О свете, пронзающем ледяной кристалл, многие годы спустя будет вспоминать полковник Аурелиано Буэндиа (Даниил Обухов), наш проводник в густонаселенный спектакль-роман, младший сын Хосе Аркадио (Лев Коткин) и его жены Урсулы Игуаран (Мария Корытова), основавших вымышленный город Макондо где-то в колумбийской бесконечности. За пересказ я не возьмусь – это, конечно, возможно, я сам был свидетелем, как мой мединститутский товарищ Валерик, прекрасно ориентировавшийся в генеалогическом древе Буэндиа, пересказывал «Сто лет одиночества» своему другу Павлику, который учился на журфаке и держал по Маркесу экзамен, не читавши. Возможно, но потребовало бы многих тысяч печатных знаков, что немыслимо в формате рецензии (этот формат не позволяет и поименно назвать всех исполнителей – что жаль, потому что они абсолютно прекрасны).

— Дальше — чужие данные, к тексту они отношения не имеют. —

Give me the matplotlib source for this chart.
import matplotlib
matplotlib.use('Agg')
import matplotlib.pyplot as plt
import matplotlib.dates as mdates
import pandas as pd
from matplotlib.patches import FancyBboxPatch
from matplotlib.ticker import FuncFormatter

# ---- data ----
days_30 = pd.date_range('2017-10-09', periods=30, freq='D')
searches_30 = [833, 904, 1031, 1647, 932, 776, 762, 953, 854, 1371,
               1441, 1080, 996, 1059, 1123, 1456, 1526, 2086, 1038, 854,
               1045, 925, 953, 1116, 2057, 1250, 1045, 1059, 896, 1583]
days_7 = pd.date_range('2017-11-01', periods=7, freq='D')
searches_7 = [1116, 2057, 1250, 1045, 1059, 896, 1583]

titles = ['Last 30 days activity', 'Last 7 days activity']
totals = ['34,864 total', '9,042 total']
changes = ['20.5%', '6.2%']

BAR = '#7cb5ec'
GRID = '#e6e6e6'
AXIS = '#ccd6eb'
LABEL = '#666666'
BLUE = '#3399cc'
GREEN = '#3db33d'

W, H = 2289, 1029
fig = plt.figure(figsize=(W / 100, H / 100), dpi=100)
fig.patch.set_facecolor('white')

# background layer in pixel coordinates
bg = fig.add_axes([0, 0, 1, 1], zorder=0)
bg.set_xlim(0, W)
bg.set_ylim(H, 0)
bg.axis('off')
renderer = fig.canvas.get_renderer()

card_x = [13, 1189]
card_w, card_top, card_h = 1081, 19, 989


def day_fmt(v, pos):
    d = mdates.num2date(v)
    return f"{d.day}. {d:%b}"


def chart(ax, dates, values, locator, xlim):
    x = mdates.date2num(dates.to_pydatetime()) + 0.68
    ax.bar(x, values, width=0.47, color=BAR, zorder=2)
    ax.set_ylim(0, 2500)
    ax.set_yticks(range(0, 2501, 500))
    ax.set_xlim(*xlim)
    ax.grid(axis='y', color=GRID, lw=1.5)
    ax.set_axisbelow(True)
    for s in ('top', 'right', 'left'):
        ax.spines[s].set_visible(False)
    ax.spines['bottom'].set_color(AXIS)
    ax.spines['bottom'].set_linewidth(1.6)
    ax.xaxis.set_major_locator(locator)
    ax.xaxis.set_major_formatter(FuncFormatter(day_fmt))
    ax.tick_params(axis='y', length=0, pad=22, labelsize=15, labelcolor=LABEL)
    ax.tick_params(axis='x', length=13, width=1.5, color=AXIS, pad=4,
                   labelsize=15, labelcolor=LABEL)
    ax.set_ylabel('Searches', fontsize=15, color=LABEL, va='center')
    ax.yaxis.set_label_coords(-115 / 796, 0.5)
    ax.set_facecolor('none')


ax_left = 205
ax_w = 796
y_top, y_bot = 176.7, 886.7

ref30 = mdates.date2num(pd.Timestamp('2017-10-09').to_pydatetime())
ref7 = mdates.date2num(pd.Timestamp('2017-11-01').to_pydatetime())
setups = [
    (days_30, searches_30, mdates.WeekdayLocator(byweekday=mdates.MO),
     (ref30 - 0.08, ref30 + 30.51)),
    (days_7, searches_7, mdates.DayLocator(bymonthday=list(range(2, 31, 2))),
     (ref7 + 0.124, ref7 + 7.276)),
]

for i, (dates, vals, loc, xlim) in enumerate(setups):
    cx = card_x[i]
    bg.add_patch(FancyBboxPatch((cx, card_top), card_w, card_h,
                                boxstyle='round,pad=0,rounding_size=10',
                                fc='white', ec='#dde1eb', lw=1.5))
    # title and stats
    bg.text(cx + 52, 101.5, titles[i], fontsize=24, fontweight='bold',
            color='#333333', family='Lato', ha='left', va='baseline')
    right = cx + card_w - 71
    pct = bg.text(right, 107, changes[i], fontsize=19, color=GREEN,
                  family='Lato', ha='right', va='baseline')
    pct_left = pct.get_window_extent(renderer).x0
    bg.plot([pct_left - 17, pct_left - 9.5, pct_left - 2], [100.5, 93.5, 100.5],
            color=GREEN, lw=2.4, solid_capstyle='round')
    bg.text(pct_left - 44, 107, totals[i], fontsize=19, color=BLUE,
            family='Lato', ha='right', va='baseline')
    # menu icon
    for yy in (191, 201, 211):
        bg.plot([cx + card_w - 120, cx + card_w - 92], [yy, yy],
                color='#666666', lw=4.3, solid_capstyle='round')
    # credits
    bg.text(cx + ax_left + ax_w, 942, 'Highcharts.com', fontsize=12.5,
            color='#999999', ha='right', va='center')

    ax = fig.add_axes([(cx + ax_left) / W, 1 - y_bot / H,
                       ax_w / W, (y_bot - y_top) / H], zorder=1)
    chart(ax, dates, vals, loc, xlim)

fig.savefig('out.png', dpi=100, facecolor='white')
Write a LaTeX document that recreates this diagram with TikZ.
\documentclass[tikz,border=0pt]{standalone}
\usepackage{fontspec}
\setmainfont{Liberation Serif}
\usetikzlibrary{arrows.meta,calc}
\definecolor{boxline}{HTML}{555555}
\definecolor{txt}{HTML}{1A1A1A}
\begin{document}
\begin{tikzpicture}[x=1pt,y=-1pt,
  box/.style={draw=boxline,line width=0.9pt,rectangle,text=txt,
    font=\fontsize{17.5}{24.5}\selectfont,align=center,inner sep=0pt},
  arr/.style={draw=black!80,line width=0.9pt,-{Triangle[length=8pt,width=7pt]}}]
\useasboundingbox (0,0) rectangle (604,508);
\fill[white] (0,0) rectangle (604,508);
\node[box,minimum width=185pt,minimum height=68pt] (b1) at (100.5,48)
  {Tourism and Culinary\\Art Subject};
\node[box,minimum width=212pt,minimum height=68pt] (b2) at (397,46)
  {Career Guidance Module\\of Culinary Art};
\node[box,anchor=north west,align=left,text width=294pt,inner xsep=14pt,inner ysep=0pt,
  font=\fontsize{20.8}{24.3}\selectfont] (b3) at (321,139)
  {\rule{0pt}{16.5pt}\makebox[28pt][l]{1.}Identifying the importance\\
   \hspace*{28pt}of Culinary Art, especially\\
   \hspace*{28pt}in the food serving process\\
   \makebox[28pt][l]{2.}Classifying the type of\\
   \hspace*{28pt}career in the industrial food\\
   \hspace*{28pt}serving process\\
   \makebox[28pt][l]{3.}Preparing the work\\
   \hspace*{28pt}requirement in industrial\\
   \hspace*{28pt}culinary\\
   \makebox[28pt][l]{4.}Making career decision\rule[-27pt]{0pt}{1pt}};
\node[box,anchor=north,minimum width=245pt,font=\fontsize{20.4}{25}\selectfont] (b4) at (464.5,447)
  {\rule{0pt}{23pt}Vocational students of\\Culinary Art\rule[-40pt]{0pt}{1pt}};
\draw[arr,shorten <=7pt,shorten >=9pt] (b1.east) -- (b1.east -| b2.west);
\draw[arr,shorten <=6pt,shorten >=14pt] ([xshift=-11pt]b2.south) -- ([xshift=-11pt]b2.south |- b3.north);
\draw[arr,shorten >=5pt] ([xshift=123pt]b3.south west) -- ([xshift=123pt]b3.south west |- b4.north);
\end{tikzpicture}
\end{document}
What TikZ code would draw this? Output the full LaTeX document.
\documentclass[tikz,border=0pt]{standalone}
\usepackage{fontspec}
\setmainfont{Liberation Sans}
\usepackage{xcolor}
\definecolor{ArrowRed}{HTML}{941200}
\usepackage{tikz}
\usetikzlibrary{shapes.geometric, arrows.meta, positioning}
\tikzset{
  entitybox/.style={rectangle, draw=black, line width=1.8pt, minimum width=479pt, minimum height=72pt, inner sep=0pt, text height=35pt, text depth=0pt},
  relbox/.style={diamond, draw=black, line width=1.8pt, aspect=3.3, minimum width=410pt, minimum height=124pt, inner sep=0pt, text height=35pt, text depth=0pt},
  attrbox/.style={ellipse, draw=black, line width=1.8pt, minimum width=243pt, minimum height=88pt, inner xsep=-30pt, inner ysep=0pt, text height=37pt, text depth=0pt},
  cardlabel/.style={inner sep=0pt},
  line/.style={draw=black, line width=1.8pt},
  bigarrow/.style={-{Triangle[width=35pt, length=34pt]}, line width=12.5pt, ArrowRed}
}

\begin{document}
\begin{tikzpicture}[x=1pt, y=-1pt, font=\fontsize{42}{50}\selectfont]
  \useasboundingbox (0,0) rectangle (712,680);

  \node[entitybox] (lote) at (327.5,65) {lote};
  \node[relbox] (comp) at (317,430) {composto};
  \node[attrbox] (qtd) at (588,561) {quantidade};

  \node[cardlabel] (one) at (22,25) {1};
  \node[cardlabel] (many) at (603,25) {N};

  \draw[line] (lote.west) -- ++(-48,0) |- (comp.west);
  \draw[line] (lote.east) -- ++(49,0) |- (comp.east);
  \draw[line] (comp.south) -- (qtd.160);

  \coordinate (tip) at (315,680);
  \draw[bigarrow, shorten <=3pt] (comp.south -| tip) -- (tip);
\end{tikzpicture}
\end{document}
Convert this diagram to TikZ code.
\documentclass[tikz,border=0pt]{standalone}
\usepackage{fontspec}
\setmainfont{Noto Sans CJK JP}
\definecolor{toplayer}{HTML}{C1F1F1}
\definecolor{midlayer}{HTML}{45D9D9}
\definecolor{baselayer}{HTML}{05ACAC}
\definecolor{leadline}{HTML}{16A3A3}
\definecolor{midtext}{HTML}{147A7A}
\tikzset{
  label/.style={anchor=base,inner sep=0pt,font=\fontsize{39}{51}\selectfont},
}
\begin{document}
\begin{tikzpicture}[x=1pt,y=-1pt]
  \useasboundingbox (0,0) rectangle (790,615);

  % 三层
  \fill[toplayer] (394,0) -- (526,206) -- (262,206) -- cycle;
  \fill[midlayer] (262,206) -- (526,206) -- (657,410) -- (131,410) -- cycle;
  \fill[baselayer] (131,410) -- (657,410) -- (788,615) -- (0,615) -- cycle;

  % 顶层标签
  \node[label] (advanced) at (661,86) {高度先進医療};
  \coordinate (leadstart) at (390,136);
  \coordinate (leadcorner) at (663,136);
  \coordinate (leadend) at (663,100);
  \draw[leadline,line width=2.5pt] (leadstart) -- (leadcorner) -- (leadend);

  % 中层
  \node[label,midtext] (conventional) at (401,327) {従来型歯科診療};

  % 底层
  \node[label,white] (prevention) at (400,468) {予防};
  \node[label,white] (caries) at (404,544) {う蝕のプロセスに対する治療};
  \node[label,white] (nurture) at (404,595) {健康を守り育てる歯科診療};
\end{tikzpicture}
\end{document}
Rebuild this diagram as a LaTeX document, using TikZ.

Егор Перегудов проделал титаническую драматургическую работу, превратив сагу в изящное сплетение эпизодов, миф о сотворении и крушении мира. Упоительный театральный роман о жизнях и судьбах, где эпоха летит за эпохой, эволюция питается божественными вмешательствами и революциями, кровь честно рифмуется с любовью.


«Макондо» – самый эротичный спектакль во всей московской афише. Желание разлито в романе Маркеса, секс – один из китов, на котором держится вселенная колумбийского Нобелевского лауреата, и в своей вольной инсценировке Перегудов и «женовачи» не пренебрегают буйной эротикой первоисточника. Впрочем, не важно, сколько раз на сцене изображают соития (всегда, кстати, виртуозно, не повторяясь, наглядно подтверждая чей-то афоризм, что секс – как джаз, мелодия одна, но вариаций – бесконечое множество). Дело не в математике, а в атмсофере – плотской, пряной, не отделяющей тело от духа.

Неуемная живая жизнь. Большая жизнь. Настоящий театр.